UBS Chief Strategist Bhanu Baweja says fixed income is where value is emerging and advises playing defense in equities as the Middle East conflict raises geopolitical risk and leaves oil-price direction unclear. He warns against exposure to deep cyclicals given potential oil-price volatility, recommending a tilt toward bonds and defensive equity exposures.

Analysis

A tactical rotation into high-quality fixed income is already underway; that flow dynamic creates a near-term bid to IG credit and intermediate-duration Treasuries but also opens a crowded-short gambit on cyclical equities. If risk-off persists for days-to-weeks, expect IG spreads to compress 10–30bp and intermediate Treasuries to rally 1–3% as carry-seeking buyers pile in; conversely, a sustained oil shock would force a selloff in duration as inflation expectations reprice.

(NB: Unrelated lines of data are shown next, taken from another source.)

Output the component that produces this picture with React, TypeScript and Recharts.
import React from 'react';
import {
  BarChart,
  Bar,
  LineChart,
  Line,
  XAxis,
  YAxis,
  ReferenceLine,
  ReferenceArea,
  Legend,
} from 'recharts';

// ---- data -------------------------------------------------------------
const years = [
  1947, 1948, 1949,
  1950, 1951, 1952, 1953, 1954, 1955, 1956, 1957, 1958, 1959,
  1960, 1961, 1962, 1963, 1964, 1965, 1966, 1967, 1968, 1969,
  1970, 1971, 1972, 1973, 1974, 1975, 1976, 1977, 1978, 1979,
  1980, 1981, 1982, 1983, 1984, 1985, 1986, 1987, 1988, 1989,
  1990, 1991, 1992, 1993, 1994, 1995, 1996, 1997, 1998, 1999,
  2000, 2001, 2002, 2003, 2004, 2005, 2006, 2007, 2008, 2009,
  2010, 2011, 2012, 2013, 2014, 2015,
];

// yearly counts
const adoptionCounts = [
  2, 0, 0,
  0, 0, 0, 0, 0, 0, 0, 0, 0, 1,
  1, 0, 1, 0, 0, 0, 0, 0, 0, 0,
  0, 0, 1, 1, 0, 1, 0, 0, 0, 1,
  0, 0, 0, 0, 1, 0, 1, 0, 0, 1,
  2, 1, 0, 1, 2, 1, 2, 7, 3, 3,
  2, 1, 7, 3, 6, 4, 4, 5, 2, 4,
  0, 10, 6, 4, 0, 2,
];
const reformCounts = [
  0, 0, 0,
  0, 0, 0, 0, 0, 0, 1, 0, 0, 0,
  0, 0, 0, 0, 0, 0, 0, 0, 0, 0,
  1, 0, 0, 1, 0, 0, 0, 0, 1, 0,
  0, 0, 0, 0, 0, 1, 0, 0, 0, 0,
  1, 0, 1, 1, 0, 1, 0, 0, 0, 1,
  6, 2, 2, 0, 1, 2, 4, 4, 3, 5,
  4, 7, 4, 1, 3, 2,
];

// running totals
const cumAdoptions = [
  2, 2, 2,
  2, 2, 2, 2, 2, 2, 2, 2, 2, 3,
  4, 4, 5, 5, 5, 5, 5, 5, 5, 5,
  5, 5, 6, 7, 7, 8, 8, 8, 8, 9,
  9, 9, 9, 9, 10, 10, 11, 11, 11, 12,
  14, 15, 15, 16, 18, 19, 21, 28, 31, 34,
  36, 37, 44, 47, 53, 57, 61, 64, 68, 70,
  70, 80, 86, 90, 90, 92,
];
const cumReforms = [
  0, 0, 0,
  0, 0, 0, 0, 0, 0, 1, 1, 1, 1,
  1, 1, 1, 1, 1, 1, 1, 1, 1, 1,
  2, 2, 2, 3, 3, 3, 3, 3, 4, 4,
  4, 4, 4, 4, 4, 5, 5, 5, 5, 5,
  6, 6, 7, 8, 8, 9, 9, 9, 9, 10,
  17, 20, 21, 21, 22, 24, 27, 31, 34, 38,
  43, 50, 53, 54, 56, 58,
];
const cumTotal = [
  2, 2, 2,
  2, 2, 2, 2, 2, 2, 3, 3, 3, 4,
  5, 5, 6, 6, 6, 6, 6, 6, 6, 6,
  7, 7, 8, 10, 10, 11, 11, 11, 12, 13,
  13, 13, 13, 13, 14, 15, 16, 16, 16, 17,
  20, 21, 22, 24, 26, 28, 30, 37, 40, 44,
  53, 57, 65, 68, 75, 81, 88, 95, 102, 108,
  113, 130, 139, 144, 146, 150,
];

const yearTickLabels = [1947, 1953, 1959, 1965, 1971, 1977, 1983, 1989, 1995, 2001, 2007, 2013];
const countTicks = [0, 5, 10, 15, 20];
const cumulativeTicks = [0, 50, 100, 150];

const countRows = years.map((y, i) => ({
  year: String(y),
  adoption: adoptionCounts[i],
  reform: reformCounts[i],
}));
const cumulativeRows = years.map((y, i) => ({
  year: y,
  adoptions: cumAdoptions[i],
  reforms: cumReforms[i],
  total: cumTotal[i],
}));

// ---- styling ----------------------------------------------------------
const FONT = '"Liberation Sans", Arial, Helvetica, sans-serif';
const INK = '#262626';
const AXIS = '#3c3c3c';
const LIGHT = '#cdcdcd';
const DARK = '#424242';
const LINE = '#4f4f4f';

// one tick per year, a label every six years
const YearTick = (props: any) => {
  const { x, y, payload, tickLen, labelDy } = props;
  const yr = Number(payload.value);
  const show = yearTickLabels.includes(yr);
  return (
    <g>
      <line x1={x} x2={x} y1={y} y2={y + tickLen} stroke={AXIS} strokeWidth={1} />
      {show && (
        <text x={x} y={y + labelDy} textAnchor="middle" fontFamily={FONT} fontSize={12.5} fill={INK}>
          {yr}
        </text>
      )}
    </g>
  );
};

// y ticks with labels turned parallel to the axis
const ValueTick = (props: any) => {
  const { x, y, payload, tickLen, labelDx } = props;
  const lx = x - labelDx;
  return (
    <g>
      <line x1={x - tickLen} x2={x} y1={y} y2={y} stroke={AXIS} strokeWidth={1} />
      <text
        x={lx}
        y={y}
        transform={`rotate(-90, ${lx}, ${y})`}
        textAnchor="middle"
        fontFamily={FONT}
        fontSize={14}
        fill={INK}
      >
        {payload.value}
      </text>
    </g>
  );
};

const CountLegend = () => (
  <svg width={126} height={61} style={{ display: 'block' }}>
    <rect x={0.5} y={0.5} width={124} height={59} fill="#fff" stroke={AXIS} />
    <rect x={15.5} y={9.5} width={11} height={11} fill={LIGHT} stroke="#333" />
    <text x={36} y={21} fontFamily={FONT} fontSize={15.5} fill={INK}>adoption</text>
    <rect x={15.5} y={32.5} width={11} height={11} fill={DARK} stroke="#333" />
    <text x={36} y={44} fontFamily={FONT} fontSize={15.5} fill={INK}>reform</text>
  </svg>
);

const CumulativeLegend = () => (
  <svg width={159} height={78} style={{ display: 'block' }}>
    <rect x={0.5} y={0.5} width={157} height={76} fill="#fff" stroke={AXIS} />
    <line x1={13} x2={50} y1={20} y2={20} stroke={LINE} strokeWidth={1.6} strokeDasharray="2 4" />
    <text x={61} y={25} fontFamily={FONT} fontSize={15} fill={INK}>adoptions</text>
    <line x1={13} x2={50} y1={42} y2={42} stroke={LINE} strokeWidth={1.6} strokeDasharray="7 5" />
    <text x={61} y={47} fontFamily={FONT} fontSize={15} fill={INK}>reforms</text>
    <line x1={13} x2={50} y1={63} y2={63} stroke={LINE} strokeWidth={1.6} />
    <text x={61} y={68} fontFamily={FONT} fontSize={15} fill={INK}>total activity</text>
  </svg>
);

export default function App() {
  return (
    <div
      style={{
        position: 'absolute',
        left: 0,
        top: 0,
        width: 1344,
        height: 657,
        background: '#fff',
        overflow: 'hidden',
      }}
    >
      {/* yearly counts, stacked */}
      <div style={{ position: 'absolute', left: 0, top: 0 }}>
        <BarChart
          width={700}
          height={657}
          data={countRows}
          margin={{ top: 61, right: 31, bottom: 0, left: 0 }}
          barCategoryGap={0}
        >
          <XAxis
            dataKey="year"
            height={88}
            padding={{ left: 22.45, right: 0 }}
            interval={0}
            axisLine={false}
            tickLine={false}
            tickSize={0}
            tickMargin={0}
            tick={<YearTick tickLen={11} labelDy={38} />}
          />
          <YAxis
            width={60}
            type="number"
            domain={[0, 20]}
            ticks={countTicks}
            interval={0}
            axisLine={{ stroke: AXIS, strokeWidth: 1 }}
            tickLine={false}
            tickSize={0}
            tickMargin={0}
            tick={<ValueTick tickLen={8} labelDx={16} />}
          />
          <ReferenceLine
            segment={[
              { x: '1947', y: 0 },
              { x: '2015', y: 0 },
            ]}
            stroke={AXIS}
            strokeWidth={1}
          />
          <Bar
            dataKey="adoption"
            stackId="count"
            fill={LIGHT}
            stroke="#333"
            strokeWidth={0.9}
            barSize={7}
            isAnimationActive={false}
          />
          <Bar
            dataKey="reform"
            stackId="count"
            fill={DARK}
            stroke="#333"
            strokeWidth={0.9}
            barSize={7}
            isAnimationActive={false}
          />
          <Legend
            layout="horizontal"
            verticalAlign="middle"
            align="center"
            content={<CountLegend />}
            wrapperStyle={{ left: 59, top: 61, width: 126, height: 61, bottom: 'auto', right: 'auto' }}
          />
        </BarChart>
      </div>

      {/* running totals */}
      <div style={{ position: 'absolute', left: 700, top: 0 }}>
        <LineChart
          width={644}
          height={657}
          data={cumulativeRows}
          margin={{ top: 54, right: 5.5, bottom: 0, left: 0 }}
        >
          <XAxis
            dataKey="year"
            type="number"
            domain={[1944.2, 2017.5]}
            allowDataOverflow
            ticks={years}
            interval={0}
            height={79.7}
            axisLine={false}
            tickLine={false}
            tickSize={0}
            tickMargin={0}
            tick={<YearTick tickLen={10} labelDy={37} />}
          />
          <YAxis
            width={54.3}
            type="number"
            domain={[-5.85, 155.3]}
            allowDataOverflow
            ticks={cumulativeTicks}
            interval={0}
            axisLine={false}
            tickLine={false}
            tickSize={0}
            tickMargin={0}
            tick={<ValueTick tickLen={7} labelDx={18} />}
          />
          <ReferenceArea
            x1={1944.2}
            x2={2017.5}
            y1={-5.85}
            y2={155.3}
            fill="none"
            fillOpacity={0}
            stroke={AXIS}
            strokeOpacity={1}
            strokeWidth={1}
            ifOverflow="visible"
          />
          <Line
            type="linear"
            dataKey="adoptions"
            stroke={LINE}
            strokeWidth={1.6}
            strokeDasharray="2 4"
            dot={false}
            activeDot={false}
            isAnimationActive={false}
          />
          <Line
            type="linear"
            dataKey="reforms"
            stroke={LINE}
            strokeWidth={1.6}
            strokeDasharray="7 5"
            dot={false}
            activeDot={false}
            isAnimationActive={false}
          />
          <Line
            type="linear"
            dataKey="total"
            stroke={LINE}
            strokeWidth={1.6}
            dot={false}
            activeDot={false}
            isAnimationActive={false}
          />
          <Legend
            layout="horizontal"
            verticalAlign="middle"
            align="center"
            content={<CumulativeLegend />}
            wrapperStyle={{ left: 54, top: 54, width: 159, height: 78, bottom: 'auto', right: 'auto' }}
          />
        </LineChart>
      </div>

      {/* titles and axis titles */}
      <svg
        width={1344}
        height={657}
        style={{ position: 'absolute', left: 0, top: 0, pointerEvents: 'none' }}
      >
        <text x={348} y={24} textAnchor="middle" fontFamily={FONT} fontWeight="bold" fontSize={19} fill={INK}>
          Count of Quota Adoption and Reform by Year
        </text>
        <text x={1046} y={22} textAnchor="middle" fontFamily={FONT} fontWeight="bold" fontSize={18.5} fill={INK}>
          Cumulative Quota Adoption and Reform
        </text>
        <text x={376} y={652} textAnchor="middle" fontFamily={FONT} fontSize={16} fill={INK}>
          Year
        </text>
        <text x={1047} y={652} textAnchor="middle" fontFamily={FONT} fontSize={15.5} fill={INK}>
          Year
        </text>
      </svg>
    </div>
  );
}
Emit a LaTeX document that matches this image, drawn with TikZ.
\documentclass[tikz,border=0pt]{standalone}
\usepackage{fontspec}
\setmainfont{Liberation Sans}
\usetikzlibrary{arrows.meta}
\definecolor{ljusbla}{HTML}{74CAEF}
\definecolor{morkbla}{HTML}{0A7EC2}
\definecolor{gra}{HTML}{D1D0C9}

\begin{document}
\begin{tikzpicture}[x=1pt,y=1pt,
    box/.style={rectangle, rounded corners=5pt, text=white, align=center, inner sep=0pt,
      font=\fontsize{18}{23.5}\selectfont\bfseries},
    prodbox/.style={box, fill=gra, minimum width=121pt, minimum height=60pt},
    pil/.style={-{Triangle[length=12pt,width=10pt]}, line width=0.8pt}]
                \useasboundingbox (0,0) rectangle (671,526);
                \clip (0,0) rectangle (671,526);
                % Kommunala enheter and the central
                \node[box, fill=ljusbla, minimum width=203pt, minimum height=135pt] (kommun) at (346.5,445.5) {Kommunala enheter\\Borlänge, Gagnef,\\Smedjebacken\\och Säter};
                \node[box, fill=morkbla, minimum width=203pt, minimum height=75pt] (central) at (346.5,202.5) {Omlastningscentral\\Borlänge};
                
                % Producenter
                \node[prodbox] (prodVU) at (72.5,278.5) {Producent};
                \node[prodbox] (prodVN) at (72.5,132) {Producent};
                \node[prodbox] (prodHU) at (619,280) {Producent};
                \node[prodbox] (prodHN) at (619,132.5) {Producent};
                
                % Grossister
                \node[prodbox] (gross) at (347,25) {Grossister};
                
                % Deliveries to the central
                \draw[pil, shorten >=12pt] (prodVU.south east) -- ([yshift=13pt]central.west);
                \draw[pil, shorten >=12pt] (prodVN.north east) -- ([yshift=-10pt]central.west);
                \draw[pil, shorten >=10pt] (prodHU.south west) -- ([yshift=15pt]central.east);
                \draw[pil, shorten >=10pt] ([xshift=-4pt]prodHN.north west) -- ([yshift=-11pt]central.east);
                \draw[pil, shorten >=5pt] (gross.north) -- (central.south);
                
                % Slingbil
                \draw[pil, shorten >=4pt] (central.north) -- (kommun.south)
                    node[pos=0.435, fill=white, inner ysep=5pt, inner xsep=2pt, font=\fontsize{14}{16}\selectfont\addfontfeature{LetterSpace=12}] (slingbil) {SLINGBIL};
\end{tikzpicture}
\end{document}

Sector-level second-order effects matter: higher fuel and freight costs compress margins fastest in autos, airlines, and industrials where energy is both a direct input and an OEM supply-chain lever — these sectors can see 8–20% EPS downside over 3–6 months if oil stays elevated. Defensive, regulated cash flows (utilities, staples) and nominal hedges (long duration, TIPS) benefit structurally, while upstream energy producers get optionality on higher spot prices but remain capped by capex discipline that limits immediate production response. Tail risks and catalysts are asymmetric by horizon: in days, headline-driven volatility and positioning liquidations dominate; over 3–6 months, OPEC responses, strategic reserve releases, or a regional escalation/containment path will determine whether the market stays in a “flight-to-quality” regime or pivots to inflation repricing. Reversal signals to watch: rapid Brent decline toward the mid-$60s on coordinated releases or visible production recovery within 30–90 days, or 10–20bp drop in 5y5y inflation swaps which would flush crowded long-duration positions. Consensus is leaning conservatively but may be over-indexed into pure duration: the cheap trade is selective credit and sector pairs, not blanket bonds vs equities. Where the crowd is defensive, there is asymmetric opportunity in buying defensive cash-flow equities and hedging macro risk mechanically (pairs/option spreads) rather than simply running to longest-duration Treasuries which are most exposed to an inflation reversal.